The curse of the computer malfunction...

May 11, 2004 16:31

So my comp. has a virus and I can't get online to type the entries I would like to type. I am in the process of fixing this ghettoness. YEAH I DID IT. sike. Still working. But be prepared cuz Im gonna hit you with a boom of a journal. KABOOM. KABLAM- i miss that show of a show. GREAT. so. people. tight. do you like this. umm thats a question mark. oh but do you like THIS look at me e e e. ew.
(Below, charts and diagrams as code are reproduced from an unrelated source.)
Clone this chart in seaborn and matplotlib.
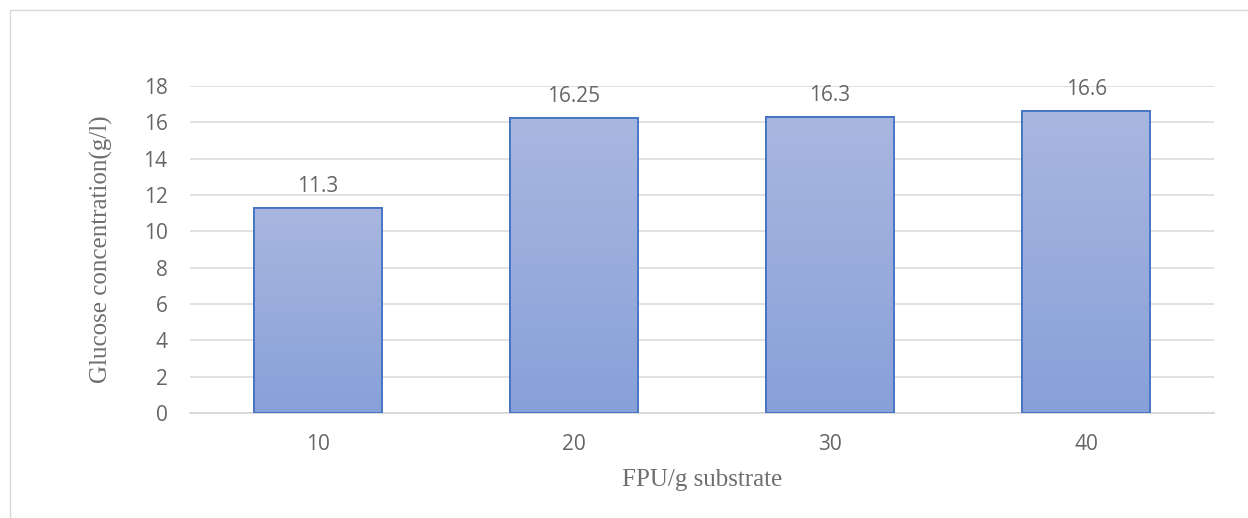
import numpy as np
import pandas as pd
import seaborn as sns
import matplotlib.pyplot as plt
from matplotlib.patches import Rectangle

# data
enzyme_load = ['10', '20', '30', '40']
glucose = [11.3, 16.25, 16.3, 16.6]
value_labels = ['11.3', '16.25', '16.3', '16.6']
y_ticks = [0, 2, 4, 6, 8, 10, 12, 14, 16, 18]

df = pd.DataFrame({'FPU/g substrate': enzyme_load, 'glucose': glucose})

sns.set_style('white')
plt.rcParams['font.family'] = ['Open Sans', 'DejaVu Sans']

fig = plt.figure(figsize=(12.48, 5.18), dpi=100)
ax = fig.add_axes([0.152, 0.2027, 0.821, 0.6313])

sns.barplot(data=df, x='FPU/g substrate', y='glucose', width=0.5,
            color='#98ACDC', edgecolor='#4472C4', linewidth=1.3, ax=ax, zorder=3)

# Excel-like vertical gradient in each bar
grad = np.linspace(0, 1, 256).reshape(-1, 1)
top = np.array([169, 183, 224]) / 255
bot = np.array([136, 160, 216]) / 255
img = top + (bot - top) * grad[..., None]
img = img.reshape(256, 1, 3)
for p in ax.patches:
    x0, y0 = p.get_x(), p.get_y()
    w, h = p.get_width(), p.get_height()
    im = ax.imshow(img, extent=[x0, x0 + w, y0, y0 + h], aspect='auto',
                   zorder=3.5, interpolation='bilinear')
    im.set_clip_path(p)
    edge = Rectangle((x0, y0), w, h, fill=False, edgecolor='#4472C4',
                     linewidth=1.3, zorder=4)
    ax.add_patch(edge)

for i, (v, t) in enumerate(zip(glucose, value_labels)):
    ax.annotate(t, (i, v), xytext=(0, 8), textcoords='offset points',
                ha='center', va='bottom', fontsize=15, color='#666666')

ax.set_xlim(-0.5, 3.5)
ax.set_ylim(0, 18)
ax.set_yticks(y_ticks)
ax.yaxis.grid(True, color='#D9D9D9', linewidth=1.1, zorder=0)
ax.set_axisbelow(True)
for s in ['top', 'right', 'left']:
    ax.spines[s].set_visible(False)
ax.spines['bottom'].set_color('#D9D9D9')
ax.spines['bottom'].set_linewidth(1.4)
ax.tick_params(axis='both', length=0, labelsize=15, labelcolor='#666666')
ax.tick_params(axis='x', pad=15)
ax.tick_params(axis='y', pad=16)

ax.set_xlabel('FPU/g substrate', family='Liberation Serif', fontsize=18,
              color='#6E6E6E', labelpad=10)
ax.set_ylabel('Glucose concentration(g/l)', family='Liberation Serif',
              fontsize=18, color='#6E6E6E', labelpad=22)

# chart border
fig.patches.append(Rectangle((0.008, -0.01), 1.0, 0.99, transform=fig.transFigure,
                             fill=False, edgecolor='#D9D9D9', linewidth=1))

fig.savefig('out.png', dpi=100)
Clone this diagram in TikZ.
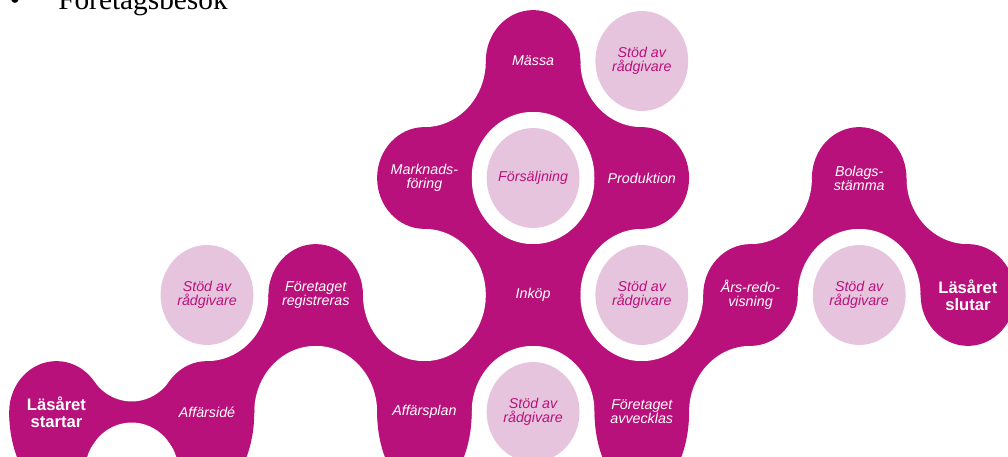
\documentclass[tikz,border=0pt]{standalone}
\usepackage{fontspec}
\setmainfont{Liberation Serif}
\setsansfont{Liberation Sans}
\definecolor{mag}{RGB}{185,17,123}
\definecolor{lpink}{RGB}{231,196,221}
\begin{document}
\begin{tikzpicture}[x=81.525pt,y=87.75pt,
  lbl/.style={text=white,font=\sffamily\itshape\fontsize{10.7}{10.5}\selectfont,align=center},
  lblb/.style={text=white,font=\sffamily\bfseries\fontsize{12.45}{13}\selectfont,align=center},
  stod/.style={text=mag,font=\sffamily\itshape\fontsize{10.7}{10.5}\selectfont,align=center},
  blob/.style={fill=mag},
  hole/.style={fill=white},
  light/.style={fill=lpink}]
\useasboundingbox (-0.90433,-0.38462) rectangle (8.36891,3.52137);
\clip (-0.90433,-0.38462) rectangle (8.36891,3.52137);
\def\rn{0.435}
\def\rh{0.565}
\def\rl{0.427}
% links between diagonal neighbours (unit cells)
\foreach \a/\b in {1/0,2/0,3/0,3/1,3/2,4/2,4/1,4/0,5/0,6/1,7/1}
  \fill[blob] (\a,\b) rectangle ++(1,1);
% neck between start node and Affarside
\fill[blob] (-0.385,0) -- (0.3075,0.5226) -- (1,0) -- (0.3075,-0.5226) -- cycle;
% lower extensions of the bottom row
\begin{scope}
  \clip (-1,-1) rectangle (9,0);
  \foreach \c in {-0.385,1,3,5}
    \fill[blob] (\c,0) ellipse [x radius=\rn, y radius=0.7];
\end{scope}
% holes
\foreach \p in {(1,1),(2,0),(3,1),(4,0),(4,2),(3,3),(5,3),(5,1),(6,0),(6,2),(7,1),(8,2)}
  \fill[hole] \p circle (\rh);
\fill[hole] (0.3075,0.5226) circle (0.4326);
\fill[hole] (0.3075,-0.5226) circle (0.4326);
% node disks
\foreach \p in {(-0.385,0),(1,0),(2,1),(3,0),(4,1),(3,2),(4,3),(5,2),(5,0),(6,1),(7,2),(8,1)}
  \fill[blob] \p circle (\rn);
% light circles
\foreach \p in {(1,1),(4,2),(5,3),(5,1),(4,0),(7,1)}
  \fill[light] \p circle (\rl);
% labels
\node[lblb] (ls) at (-0.385,0) {Läsåret\\startar};
\node[lbl] (ai) at (1,0) {Affärsidé};
\node[lbl] (fr) at (2,1) {Företaget\\registreras};
\node[lbl] (ap) at (3,0) {Affärsplan};
\node[lbl] (ik) at (4,1) {Inköp};
\node[lbl] (mf) at (3,2) {Marknads-\\föring};
\node[lbl] (ms) at (4,3) {Mässa};
\node[lbl] (pr) at (5,2) {Produktion};
\node[lbl] (fa) at (5,0) {Företaget\\avvecklas};
\node[lbl] (ar) at (6,1) {Års-redo-\\visning};
\node[lbl] (bs) at (7,2) {Bolags-\\stämma};
\node[lblb] (le) at (8,1) {Läsåret\\slutar};
\node[stod] (s1) at (1,1) {Stöd av\\rådgivare};
\node[stod] (fs) at (4,2) {Försäljning};
\node[stod] (s2) at (5,3) {Stöd av\\rådgivare};
\node[stod] (s3) at (5,1) {Stöd av\\rådgivare};
\node[stod] (s4) at (4,0) {Stöd av\\rådgivare};
\node[stod] (s5) at (7,1) {Stöd av\\rådgivare};
% cut-off bullet line at the top
\node[anchor=base,inner sep=0,font=\fontsize{22}{24}\selectfont] (bul) at (-0.7663,3.4419) {•};
\node[anchor=base west,inner sep=0,font=\fontsize{22}{24}\selectfont] (fb) at (-0.3707,3.4419) {Företagsbesök};
\end{tikzpicture}
\end{document}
SO DAVE> hot as fucking shit but gay as a fucking cunt sometimes. REMEMBER WHEN I COCKBLOCKED. no more talky. SO We got in like 10 fights this weekend about me being jealous of some girl and him getting jealous of FJ and Shannon and Nate. and that was all lame and crap but he did hang out with some other girl friday night because he thought it'd be mean to cancel on her so when he came and saw me that night at like 12.. he was in the worst fucking mood ever and I had to deal with that shit but then we started making out so it was ok. Then Heather pulled up in my driveway so we had to quit. sucks. he had a boner. haha. Oh and we got in a fight sunday night because i said he had a boner and it was small. He was like "would you hate me if it was 3 inches?" and i was like what do you mean, it is. He was like SHUT THE FUCK UP so i hung up on him. and he called me back and was like MY WEINER IS BIG ok! and then he told me this story about how he almost had sex with this girl but couldnt because it hurt her. hahahahaha what a liar. he just couldnt get his dick up. wow this is a dirty paragraph, i should wash it off. anyway. I think i have a text message that says 'i have a huge weiner ok!'. OMG my dad found a condom in my purse. but its not like that. Me, heather, and christi were sitting at starbucks and heather was like "hey jenn pick a color" and she pulled out like 20 condoms that she got free at music midtown so of course i was like OH ORANGE! And that was that, i tucked it away in my purse for a rainy day. Then my mom asked me about it yest. I couldnt help but laugh so I confronted my dad uncomfortably with a grin on my face and said "im not sexually active father dearest". hes like "well *country accent* i dont have that kinda control ovas yous any mo", but i explained the story of how i got it and i think he believed me. WHO GIVES A SHIT. maybe ill just go do the whole town that'll make him happy. maybe ill have a lil dave. with a red trucker hat. Hannah would want to adopt it. and then do it while it wears a bra. FREAK. YEAH. so yesterday, dave came over. we walked to the church parking lot next door and sat on this bench and had sex. well sex to me is making out. hot sex. and then ya know the usual he cried cuz he had to go home and we sexed one more time. he always pops my fingers it hurts. like during sex. no jk but yeah. NEW BELLYBUTTON RING.